Es importante aclarar que los liberales eran profundamente católicos. Las leyes de Reforma no atacaban a la fe católica, sino iban en contra de la potestad eclesiástica y en contra de las costumbres, los hábitos, y de un modo de vivir y de pensar de los mexicanos de esa época, que durante trescientos años habían convivido con la Iglesia y que esta había influido en todos los aspectos de sus vidas. El cambio iba dirigido a convertir a México en algo que no era, pero que podía ser. Como el liberalismo significaba un cambio drástico, la mayoría de la sociedad decimonónica no lo veía con buenos ojos y, por lo tanto, apoyaba más al partido conservador.

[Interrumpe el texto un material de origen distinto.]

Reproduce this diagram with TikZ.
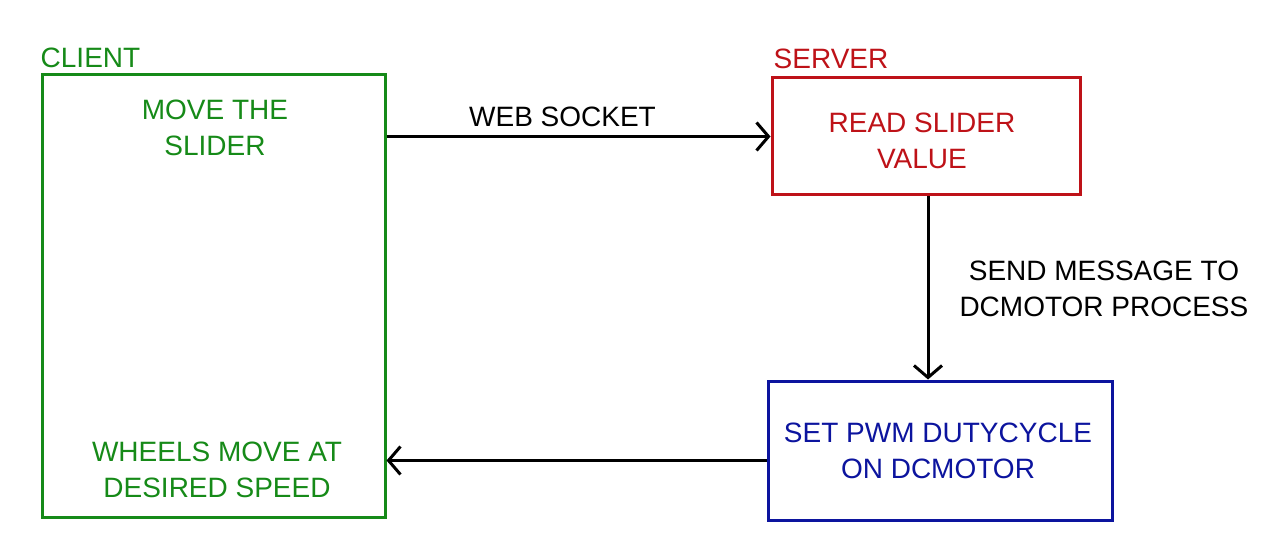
\documentclass[tikz,border=0pt]{standalone}
\usepackage{fontspec}
\setmainfont{Liberation Sans}
\usetikzlibrary{positioning,arrows.meta}
\definecolor{clientgreen}{RGB}{22,138,24}
\definecolor{serverred}{RGB}{190,18,24}
\definecolor{motorblue}{RGB}{12,20,158}
\begin{document}
\begin{tikzpicture}[x=1pt,y=-1pt,
    font=\fontsize{28}{36}\selectfont,
    box/.style={draw,line width=3pt,inner sep=0pt},
    arr/.style={draw,line width=3pt,-{Straight Barb[length=12pt,width=28pt,line width=3pt]}},
    ]
  \useasboundingbox (0,0) rectangle (1280,545);
  \begin{scope}[every node/.style={box}]
    \node[clientgreen,minimum width=343pt,minimum height=442pt] (client) at (213.5,296) {};
    \node[serverred,minimum width=308pt,minimum height=117pt]   (server) at (926,136.5) {};
    \node[motorblue,minimum width=344pt,minimum height=139pt]   (pwm)    at (940,450.5) {};
  \end{scope}
  \begin{scope}[every node/.style={align=center,inner sep=0pt}]
    \node[clientgreen,above right=6pt and 0pt of client.north west] (client-title) {CLIENT};
    \node[serverred,above right=8pt and 3pt of server.north west]   (server-title) {SERVER};
    \node[clientgreen] (client-move)   at (215,128) {MOVE THE\\SLIDER};
    \node[clientgreen] (client-wheels) at (217,470) {WHEELS MOVE AT\\DESIRED SPEED};
    \node[serverred]   (server-read)   at (922,141) {READ SLIDER\\VALUE};
    \node[motorblue]   (pwm-set)       at (938,451) {SET PWM DUTYCYCLE\\ON DCMOTOR};
  \end{scope}
  \coordinate (pwm-out) at ([yshift=-10pt]pwm.west);
  \begin{scope}[every path/.style={arr}]
    \path (client.east |- server.west) -- (server.west)
      node[midway,above=8pt,xshift=-16pt,inner sep=0pt] (websocket) {WEB SOCKET};
    \path ([xshift=2pt]server.south) -- ([xshift=2pt]server.south |- pwm.north)
      node[midway,right=30pt,yshift=-1pt,inner sep=0pt,align=center] (send-msg) {SEND MESSAGE TO\\DCMOTOR PROCESS};
    \path (pwm-out) -- (pwm-out -| client.east);
  \end{scope}
\end{tikzpicture}
\end{document}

Como dijo Edmundo O’Gorman, estos dos proyectos de nación o dos formas de posibilidades de ser para México (conservadores contra liberales), ya delineadas para 1850, en lugar de invitar al diálogo, la conciliación o pacificación del país, dieron lugar a un profundo rompimiento y radicalización entre ambos partidos en los veinte años posteriores, que solo pudo ser resuelto bajo la exclusión de un modo de ser por el otro, siendo la república federal y las leyes de reforma las que tuvieron la victoria sobre el proyecto conservador.

(1) Aunque nos parezca raro, en esa época, quien no pagara el diezmo (o diera la décima parte de sus ganancias agrícolas a la Iglesia) o no pagara las obvenciones parroquiales, podía ser castigado por el Estado, al igual que los monjes o monjas que no cumplieran con sus votos monásticos, tales como castidad y obediencia. El diezmo ya se había suprimido desde las reformas de 1833. Como fue una medida tan popular que benefició a los agricultores, no volvió a ser obligatorio en los gobiernos posteriores.

(2) Lo más difícil de lograr para el liberalismo mexicano fue la tolerancia religiosa.